La felicità al principio
- First edition cover
- Author: Tiziano Ferro
- Audio read by: Tiziano Ferro
- Cover artist: Walid Azami
- Language: Italian
- Genre: Contemporary fiction
- Published: 3 October 2023
- Publisher: Mondadori
- Publication place: Italy
- Media type: Print; Audiobook; E-book;
- Pages: 208
- ISBN: 978-8-80-474870-0

= La felicità al principio =

2023 debut novel by Tiziano Ferro

La felicità al principio (lit. 'Happiness at the Beginning') is the Italian language debut novel of singer-songwriter Tiziano Ferro, published by Mondadori on 3 October 2023. It tells the story of Angelo Galassi, a former Italian pop star living in obscurity in New York, who must face his personal issues and pull himself together for the sake of his newly discovered young daughter.

==Plot==
Angelo Galassi is a former Italian pop star living quietly in New York.
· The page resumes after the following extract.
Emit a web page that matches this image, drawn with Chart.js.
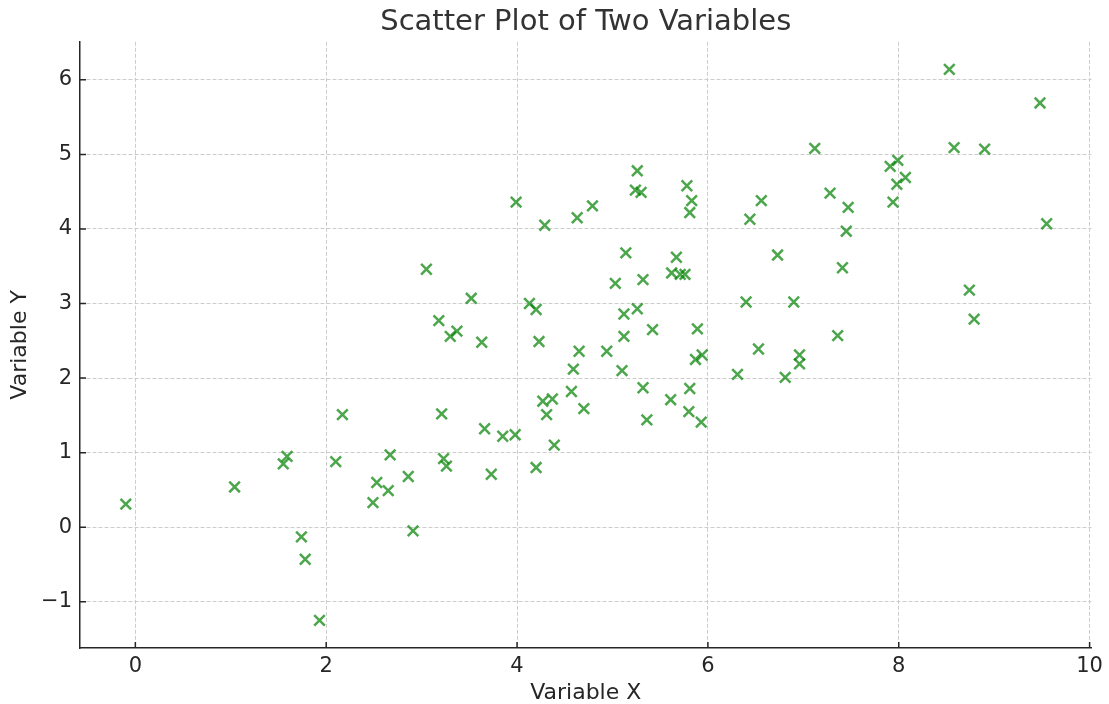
<!DOCTYPE html>
<html>
<head>
<meta charset="utf-8">
<script src="https://cdn.jsdelivr.net/npm/chart.js@4.4.1/dist/chart.umd.min.js"></script>
<style>
  html, body { margin: 0; padding: 0; background: white; }
  #wrap { width: 1109px; height: 704px; }
</style>
</head>
<body>
<div id="wrap"><canvas id="scatter" width="1109" height="704"></canvas></div>
<script>
// values
var xValues = [
  -0.10, 1.04, 1.55, 1.59, 1.74, 1.78, 1.93, 2.10, 2.17, 2.49,
  2.53, 2.65, 2.67, 2.86, 2.91, 3.21, 3.23, 3.26, 3.05, 3.18,
  3.30, 3.37, 3.52, 3.63, 3.66, 3.73, 3.85, 3.98, 3.99, 4.13,
  4.20, 4.20, 4.23, 4.29, 4.27, 4.37, 4.31, 4.39, 4.57, 4.59,
  4.63, 4.65, 4.70, 4.79, 4.94, 5.03, 5.10, 5.12, 5.12, 5.14,
  5.26, 5.24, 5.30, 5.26, 5.32, 5.32, 5.36, 5.42, 5.61, 5.62,
  5.67, 5.71, 5.76, 5.78, 5.83, 5.81, 5.81, 5.80, 5.89, 5.87,
  5.94, 5.93, 6.31, 6.40, 6.44, 6.56, 6.53, 6.73, 6.81, 6.90,
  6.96, 6.96, 7.12, 7.28, 7.36, 7.41, 7.45, 7.47, 7.91, 7.99,
  7.98, 8.07, 7.94, 8.53, 8.58, 8.90, 8.74, 8.79, 9.48, 9.55
];
var yValues = [
  0.31, 0.54, 0.85, 0.95, -0.13, -0.43, -1.25, 0.88, 1.51, 0.33,
  0.60, 0.49, 0.97, 0.68, -0.05, 1.52, 0.92, 0.82, 3.46, 2.77,
  2.56, 2.63, 3.07, 2.48, 1.32, 0.71, 1.22, 1.24, 4.36, 3.00,
  2.92, 0.80, 2.49, 4.05, 1.69, 1.72, 1.51, 1.10, 1.82, 2.12,
  4.15, 2.36, 1.59, 4.31, 2.36, 3.27, 2.10, 2.86, 2.56, 3.68,
  4.78, 4.52, 4.49, 2.93, 3.32, 1.87, 1.44, 2.65, 1.71, 3.41,
  3.62, 3.39, 3.39, 4.58, 4.38, 4.22, 1.86, 1.55, 2.66, 2.25,
  2.31, 1.41, 2.05, 3.02, 4.13, 4.38, 2.39, 3.65, 2.01, 3.02,
  2.31, 2.19, 5.08, 4.48, 2.57, 3.48, 3.97, 4.29, 4.84, 4.92,
  4.60, 4.69, 4.36, 6.14, 5.09, 5.07, 3.18, 2.79, 5.69, 4.07
];
var xTicks = [0, 2, 4, 6, 8, 10];
var yTicks = [-1, 0, 1, 2, 3, 4, 5, 6];

var points = xValues.map(function (x, i) {
  return { x: x, y: yValues[i] };
});

var axisColor = "#262626";
var gridColor = "#cccccc";
var fontFamily = "'DejaVu Sans', sans-serif";

// matplotlib style ticks pointing into the plot
var innerTicks = {
  id: "innerTicks",
  afterDraw: function (chart) {
    var ctx = chart.ctx;
    var area = chart.chartArea;
    var xs = chart.scales.x;
    var ys = chart.scales.y;
    ctx.save();
    ctx.strokeStyle = axisColor;
    ctx.lineWidth = 1.5;
    ctx.beginPath();
    xTicks.forEach(function (v) {
      var px = xs.getPixelForValue(v);
      ctx.moveTo(px, area.bottom);
      ctx.lineTo(px, area.bottom - 6);
    });
    yTicks.forEach(function (v) {
      var py = ys.getPixelForValue(v);
      ctx.moveTo(area.left, py);
      ctx.lineTo(area.left + 6, py);
    });
    ctx.stroke();
    ctx.restore();
  }
};

new Chart("scatter", {
  type: "scatter",
  data: {
    datasets: [{
      label: "points",
      data: points,
      pointStyle: "crossRot",
      pointRadius: 7.5,
      pointHoverRadius: 7.5,
      borderColor: "rgba(0,128,0,0.7)",
      backgroundColor: "rgba(0,128,0,0.7)",
      borderWidth: 2.5
    }]
  },
  options: {
    responsive: false,
    animation: false,
    events: [],
    layout: {
      padding: { left: 0, right: 15, top: 0, bottom: 0 }
    },
    plugins: {
      legend: { display: false },
      tooltip: { enabled: false },
      title: {
        display: true,
        text: "Scatter Plot of Two Variables",
        fullSize: false,
        color: "#333333",
        font: { family: fontFamily, size: 29, weight: "normal" },
        padding: { top: 5, bottom: 2 }
      }
    },
    scales: {
      x: {
        type: "linear",
        min: -0.58,
        max: 10.02,
        afterBuildTicks: function (scale) {
          scale.ticks = xTicks.map(function (v) { return { value: v }; });
        },
        afterFit: function (scale) {
          scale.height = 56;
        },
        ticks: {
          color: axisColor,
          font: { family: fontFamily, size: 21 },
          padding: 6,
          maxRotation: 0
        },
        grid: {
          color: gridColor,
          lineWidth: 1,
          drawTicks: false
        },
        border: {
          display: true,
          color: axisColor,
          width: 1.5,
          dash: [4, 2]
        },
        title: {
          display: true,
          text: "Variable X",
          color: axisColor,
          font: { family: fontFamily, size: 22, lineHeight: 1.0 },
          padding: { top: 0, bottom: 0 }
        }
      },
      y: {
        type: "linear",
        min: -1.62,
        max: 6.51,
        afterBuildTicks: function (scale) {
          scale.ticks = yTicks.map(function (v) { return { value: v }; });
        },
        afterFit: function (scale) {
          scale.width = 80;
        },
        ticks: {
          color: axisColor,
          font: { family: fontFamily, size: 21 },
          padding: 8,
          callback: function (v) {
            return v < 0 ? "\u2212" + Math.abs(v) : String(v);
          }
        },
        grid: {
          color: gridColor,
          lineWidth: 1,
          drawTicks: false
        },
        border: {
          display: true,
          color: axisColor,
          width: 1.5,
          dash: [4, 2]
        },
        title: {
          display: true,
          text: "Variable Y",
          color: axisColor,
          font: { family: fontFamily, size: 22 },
          padding: { top: 7, bottom: 0 }
        }
      }
    }
  },
  plugins: [innerTicks]
});
</script>
</body>
</html>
Believed dead by his fans and manager because of a clerical error he chose not to correct, he has been living in obscurity for a decade, struggling with sexual confusion, alcoholism and an eating disorder. But when a troubled ex arrives at his doorstep with a four-year-old daughter he never knew existed, Angelo begins to find new purpose to pull his life back together.

==Publication==
La felicità al principio, Ferro's first novel, was announced in July 2023, and published in Italian by Mondadori on 3 October 2023. Ferro had previously written two autobiographical works, based on his personal diaries and published by Feltrinelli: Trent'anni e una chiacchierata con papà (Thirty Years Old and a Chat with Dad) in October 2010, and L'amore è una cosa semplice (Love Is a Simple Thing) in February 2013.

In September 2023, Ferro canceled the Italian promotional tour for the novel, explaining that his pending divorce prevented him from leaving his home in Los Angeles with his children.